▸ SOURCE EXCERPT
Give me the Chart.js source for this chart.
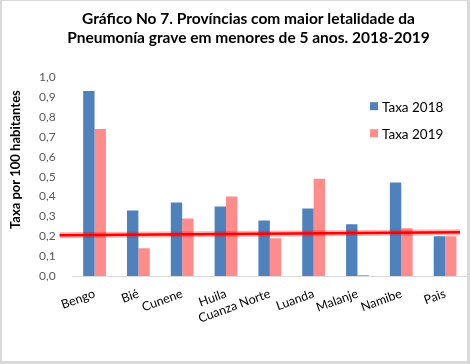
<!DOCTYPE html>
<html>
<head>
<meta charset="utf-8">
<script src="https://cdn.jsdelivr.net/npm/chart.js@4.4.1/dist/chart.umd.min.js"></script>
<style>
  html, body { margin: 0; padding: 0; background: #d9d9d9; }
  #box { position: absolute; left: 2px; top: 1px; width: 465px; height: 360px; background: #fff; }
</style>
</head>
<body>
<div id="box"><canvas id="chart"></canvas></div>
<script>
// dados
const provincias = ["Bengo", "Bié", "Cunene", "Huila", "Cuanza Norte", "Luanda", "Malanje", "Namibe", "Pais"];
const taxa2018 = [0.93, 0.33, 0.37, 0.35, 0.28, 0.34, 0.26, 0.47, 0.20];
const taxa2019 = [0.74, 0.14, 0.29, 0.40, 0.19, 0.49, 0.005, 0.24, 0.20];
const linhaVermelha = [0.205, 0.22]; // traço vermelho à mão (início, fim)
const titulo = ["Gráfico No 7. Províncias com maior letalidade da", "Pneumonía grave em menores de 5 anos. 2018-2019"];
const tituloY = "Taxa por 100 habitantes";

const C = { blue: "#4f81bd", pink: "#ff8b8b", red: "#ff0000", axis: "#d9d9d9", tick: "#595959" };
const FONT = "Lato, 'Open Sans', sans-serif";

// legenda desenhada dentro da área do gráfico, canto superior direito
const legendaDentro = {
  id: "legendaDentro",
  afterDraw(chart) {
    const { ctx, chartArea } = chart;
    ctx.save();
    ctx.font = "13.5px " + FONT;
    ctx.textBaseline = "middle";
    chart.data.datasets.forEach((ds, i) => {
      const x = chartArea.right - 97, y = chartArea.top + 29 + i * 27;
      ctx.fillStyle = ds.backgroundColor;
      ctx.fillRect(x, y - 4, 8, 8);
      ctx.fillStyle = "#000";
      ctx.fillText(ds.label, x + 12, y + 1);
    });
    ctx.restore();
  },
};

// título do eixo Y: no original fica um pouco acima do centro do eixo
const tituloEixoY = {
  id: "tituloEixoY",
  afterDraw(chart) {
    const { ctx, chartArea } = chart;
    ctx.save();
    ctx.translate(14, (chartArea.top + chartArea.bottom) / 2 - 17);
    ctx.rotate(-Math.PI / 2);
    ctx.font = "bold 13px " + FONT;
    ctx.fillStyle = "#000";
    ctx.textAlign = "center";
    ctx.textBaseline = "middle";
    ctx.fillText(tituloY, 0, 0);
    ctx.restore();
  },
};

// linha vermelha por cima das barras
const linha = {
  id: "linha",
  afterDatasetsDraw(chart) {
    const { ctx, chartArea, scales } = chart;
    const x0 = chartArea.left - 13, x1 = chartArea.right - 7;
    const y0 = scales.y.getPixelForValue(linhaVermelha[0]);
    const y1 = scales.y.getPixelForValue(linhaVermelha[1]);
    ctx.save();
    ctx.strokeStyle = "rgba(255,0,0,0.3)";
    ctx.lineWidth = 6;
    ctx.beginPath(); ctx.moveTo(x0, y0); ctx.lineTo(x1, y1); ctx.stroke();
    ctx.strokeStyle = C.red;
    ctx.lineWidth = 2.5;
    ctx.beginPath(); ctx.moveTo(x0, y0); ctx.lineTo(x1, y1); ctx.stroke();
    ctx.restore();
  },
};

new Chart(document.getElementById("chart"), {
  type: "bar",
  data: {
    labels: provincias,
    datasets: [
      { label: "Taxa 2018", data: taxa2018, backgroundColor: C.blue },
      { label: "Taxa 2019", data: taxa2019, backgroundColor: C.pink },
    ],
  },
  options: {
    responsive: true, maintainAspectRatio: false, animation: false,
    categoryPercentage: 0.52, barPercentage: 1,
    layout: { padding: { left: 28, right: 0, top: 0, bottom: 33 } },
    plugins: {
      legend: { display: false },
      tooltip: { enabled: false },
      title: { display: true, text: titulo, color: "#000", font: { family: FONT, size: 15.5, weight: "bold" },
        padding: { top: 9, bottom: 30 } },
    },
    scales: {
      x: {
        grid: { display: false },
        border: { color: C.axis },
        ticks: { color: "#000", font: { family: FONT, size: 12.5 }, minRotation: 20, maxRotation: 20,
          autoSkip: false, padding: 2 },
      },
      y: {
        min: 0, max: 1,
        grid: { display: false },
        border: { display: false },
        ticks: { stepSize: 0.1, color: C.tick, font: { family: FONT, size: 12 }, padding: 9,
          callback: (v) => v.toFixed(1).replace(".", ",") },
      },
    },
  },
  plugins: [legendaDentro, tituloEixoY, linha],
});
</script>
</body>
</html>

▸ STATED GOAL
Retype the listing exactly. Pictures do not belong in the copy.

▸ RESULT
Give me the Chart.js source for this chart.
<!DOCTYPE html>
<html>
<head>
<meta charset="utf-8">
<script src="https://cdn.jsdelivr.net/npm/chart.js@4.4.1/dist/chart.umd.min.js"></script>
<style>
  html, body { margin: 0; padding: 0; background: #d9d9d9; }
  #box { position: absolute; left: 2px; top: 1px; width: 465px; height: 360px; background: #fff; }
</style>
</head>
<body>
<div id="box"><canvas id="chart"></canvas></div>
<script>
// dados
const provincias = ["Bengo", "Bié", "Cunene", "Huila", "Cuanza Norte", "Luanda", "Malanje", "Namibe", "Pais"];
const taxa2018 = [0.93, 0.33, 0.37, 0.35, 0.28, 0.34, 0.26, 0.47, 0.20];
const taxa2019 = [0.74, 0.14, 0.29, 0.40, 0.19, 0.49, 0.005, 0.24, 0.20];
const linhaVermelha = [0.205, 0.22]; // traço vermelho à mão (início, fim)
const titulo = ["Gráfico No 7. Províncias com maior letalidade da", "Pneumonía grave em menores de 5 anos. 2018-2019"];
const tituloY = "Taxa por 100 habitantes";

const C = { blue: "#4f81bd", pink: "#ff8b8b", red: "#ff0000", axis: "#d9d9d9", tick: "#595959" };
const FONT = "Lato, 'Open Sans', sans-serif";

// legenda desenhada dentro da área do gráfico, canto superior direito
const legendaDentro = {
  id: "legendaDentro",
  afterDraw(chart) {
    const { ctx, chartArea } = chart;
    ctx.save();
    ctx.font = "13.5px " + FONT;
    ctx.textBaseline = "middle";
    chart.data.datasets.forEach((ds, i) => {
      const x = chartArea.right - 97, y = chartArea.top + 29 + i * 27;
      ctx.fillStyle = ds.backgroundColor;
      ctx.fillRect(x, y - 4, 8, 8);
      ctx.fillStyle = "#000";
      ctx.fillText(ds.label, x + 12, y + 1);
    });
    ctx.restore();
  },
};

// título do eixo Y: no original fica um pouco acima do centro do eixo
const tituloEixoY = {
  id: "tituloEixoY",
  afterDraw(chart) {
    const { ctx, chartArea } = chart;
    ctx.save();
    ctx.translate(14, (chartArea.top + chartArea.bottom) / 2 - 17);
    ctx.rotate(-Math.PI / 2);
    ctx.font = "bold 13px " + FONT;
    ctx.fillStyle = "#000";
    ctx.textAlign = "center";
    ctx.textBaseline = "middle";
    ctx.fillText(tituloY, 0, 0);
    ctx.restore();
  },
};

// linha vermelha por cima das barras
const linha = {
  id: "linha",
  afterDatasetsDraw(chart) {
    const { ctx, chartArea, scales } = chart;
    const x0 = chartArea.left - 13, x1 = chartArea.right - 7;
    const y0 = scales.y.getPixelForValue(linhaVermelha[0]);
    const y1 = scales.y.getPixelForValue(linhaVermelha[1]);
    ctx.save();
    ctx.strokeStyle = "rgba(255,0,0,0.3)";
    ctx.lineWidth = 6;
    ctx.beginPath(); ctx.moveTo(x0, y0); ctx.lineTo(x1, y1); ctx.stroke();
    ctx.strokeStyle = C.red;
    ctx.lineWidth = 2.5;
    ctx.beginPath(); ctx.moveTo(x0, y0); ctx.lineTo(x1, y1); ctx.stroke();
    ctx.restore();
  },
};

new Chart(document.getElementById("chart"), {
  type: "bar",
  data: {
    labels: provincias,
    datasets: [
      { label: "Taxa 2018", data: taxa2018, backgroundColor: C.blue },
      { label: "Taxa 2019", data: taxa2019, backgroundColor: C.pink },
    ],
  },
  options: {
    responsive: true, maintainAspectRatio: false, animation: false,
    categoryPercentage: 0.52, barPercentage: 1,
    layout: { padding: { left: 28, right: 0, top: 0, bottom: 33 } },
    plugins: {
      legend: { display: false },
      tooltip: { enabled: false },
      title: { display: true, text: titulo, color: "#000", font: { family: FONT, size: 15.5, weight: "bold" },
        padding: { top: 9, bottom: 30 } },
    },
    scales: {
      x: {
        grid: { display: false },
        border: { color: C.axis },
        ticks: { color: "#000", font: { family: FONT, size: 12.5 }, minRotation: 20, maxRotation: 20,
          autoSkip: false, padding: 2 },
      },
      y: {
        min: 0, max: 1,
        grid: { display: false },
        border: { display: false },
        ticks: { stepSize: 0.1, color: C.tick, font: { family: FONT, size: 12 }, padding: 9,
          callback: (v) => v.toFixed(1).replace(".", ",") },
      },
    },
  },
  plugins: [legendaDentro, tituloEixoY, linha],
});
</script>
</body>
</html>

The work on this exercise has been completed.